La masificación de esta retorcida línea argumental, de este zapping lisérgico, hace pensar en el triunfo de una versión macabra de las vanguardias históricas: la venganza de Dadá-punto-gif.

Por supuesto, también lo viral conoce una taxonomía. Las categorías “Gatos” y “Cosas que pasan en Japón” son algunas de las corrientes mainstream de lo vírico, de forma que es raro que pasen dos semanas sin que un video de una minina accionando un microondas o una noticia sobre la moda japonesa de lamer puertas irrumpa en ese cuento demencial y polifónico que son las redes sociales.

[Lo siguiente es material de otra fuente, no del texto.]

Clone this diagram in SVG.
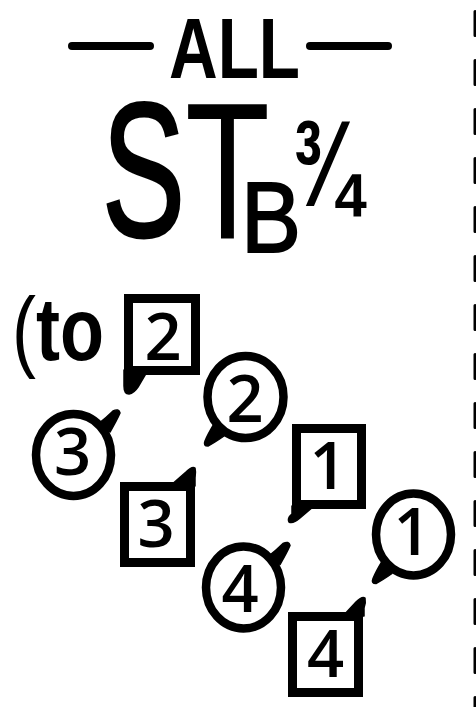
<svg xmlns="http://www.w3.org/2000/svg" width="476" height="707" viewBox="0 0 476 707">
<style>
  .ink { fill: #000; }
  .dash { stroke: #000; stroke-width: 8; stroke-linecap: round; }
  .box { fill: none; stroke: #000; stroke-width: 9; }
  .ring { fill: none; stroke: #000; stroke-width: 8.5; }
  .tail { fill: #000; stroke: #000; stroke-width: 1.5; stroke-linejoin: round; }
  .dig { font-family: "Open Sans", "Liberation Sans", sans-serif; font-weight: 600; font-size: 65px; fill: #000; text-anchor: middle; }
  .ttl { font-family: "Liberation Sans", Arial, sans-serif; fill: #000; }
</style>
<rect width="476" height="707" fill="#fff"/>
<g id="title">
  <line class="dash" x1="72" y1="46" x2="150" y2="46"/>
  <line class="dash" x1="310" y1="46" x2="388" y2="46"/>
  <text class="ttl" x="169" y="78" font-size="85" font-weight="bold" textLength="131" lengthAdjust="spacingAndGlyphs">ALL</text>
  <text class="ttl" x="102" y="236" font-size="192" stroke="#000" stroke-width="3" textLength="83" lengthAdjust="spacingAndGlyphs">S</text>
  <text class="ttl" x="185" y="238" font-size="194" textLength="85" lengthAdjust="spacingAndGlyphs">T</text>
  <text class="ttl" x="241" y="252" font-size="100" stroke="#000" stroke-width="2" textLength="60" lengthAdjust="spacingAndGlyphs">B</text>
  <text class="ttl" x="292" y="206" font-size="122" font-weight="bold" textLength="69" lengthAdjust="spacingAndGlyphs">¾</text>
</g>
<g id="label-to">
  <text class="ttl" x="12" y="360" font-size="89" textLength="92" lengthAdjust="spacingAndGlyphs"><tspan>(</tspan><tspan font-weight="bold">to</tspan></text>
</g>
<g id="node-box-2">
  <rect class="box" x="128.5" y="298.5" width="67" height="72"/>
  <path class="tail" d="M124 370 L124 386 Q124 394 129 394 Q134 393 138 387 L148 370 Z"/>
  <text class="dig" x="163" y="360">2</text>
</g>
<g id="node-circle-2">
  <ellipse class="ring" cx="245.5" cy="397" rx="38" ry="41"/>
  <path class="tail" d="M214 424 L224 436 Q214 443 208 446 Q203 446 205 441 Q208 434 214 424 Z"/>
  <text class="dig" x="245" y="422">2</text>
</g>
<g id="node-circle-3">
  <ellipse class="ring" cx="73.5" cy="455" rx="37.5" ry="41"/>
  <path class="tail" d="M98 424 Q106 418 113 411 Q119 408 120 413 Q117 420 110 432 Z"/>
  <text class="dig" x="72.5" y="475">3</text>
</g>
<g id="node-box-3">
  <rect class="box" x="124.5" y="486.5" width="66" height="76"/>
  <path class="tail" d="M170 486 L186 472 Q192 466 195 468 Q196 472 195 478 L195 486 Z"/>
  <text class="dig" x="156" y="547">3</text>
</g>
<g id="node-box-1">
  <rect class="box" x="296.5" y="428.5" width="65" height="76"/>
  <path class="tail" d="M292 506 L292 514 Q287 518 289 522 Q293 524 300 518 L314 506 Z"/>
  <text class="dig" x="328" y="489">1</text>
</g>
<g id="node-circle-1">
  <ellipse class="ring" cx="413.5" cy="534.5" rx="37.5" ry="41"/>
  <path class="tail" d="M382 561.5 L392 573.5 Q382 580.5 376 583.5 Q371 583.5 373 578.5 Q376 571.5 382 561.5 Z"/>
  <text class="dig" x="412" y="555">1</text>
</g>
<g id="node-circle-4">
  <ellipse class="ring" cx="243.5" cy="587.5" rx="37.5" ry="41"/>
  <path class="tail" d="M268 556.5 Q276 550.5 283 543.5 Q289 540.5 290 545.5 Q287 552.5 280 564.5 Z"/>
  <text class="dig" x="240" y="612">4</text>
</g>
<g id="node-box-4">
  <rect class="box" x="292.5" y="616.5" width="66" height="76"/>
  <path class="tail" d="M343 616 L356 602 Q362 596 365 598 Q366 603 364 608 L364 616 Z"/>
  <text class="dig" x="325.5" y="677">4</text>
</g>
<g id="connectors"></g>
<g id="edge-rule">
  <line x1="475" y1="11.5" x2="475" y2="707" stroke="#000" stroke-width="3" stroke-linecap="round" stroke-dasharray="24 25"/>
</g>
</svg>
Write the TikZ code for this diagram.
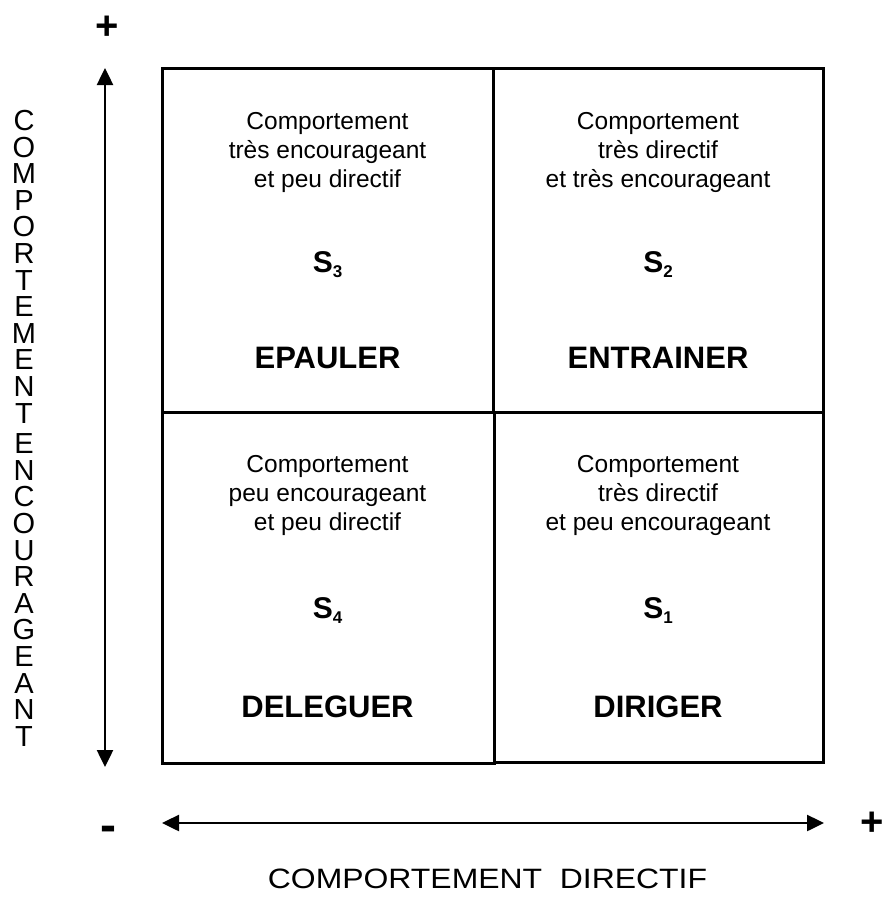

Pero detrás de lo viral, tengo entendido, no está sólo el azar ni el entusiasmo contagioso por lo bobo, hay inteligencias anónimas que, trillada metáfora, controlan la matrix desde dentro, apadrinando el gif de una foca en bicicleta y dejando morir en el olvido un meme sobre un luchador de sumo. Estos oscuros curadores van trazando el argumento de mi procrastinación —e intuyo que algo me saben porque sí, la foca en bicicleta me parece un gran acierto—. A esos magos posmodernos de la gratuidad les dedico humildemente esta columna y una callada ovación de emoticonos.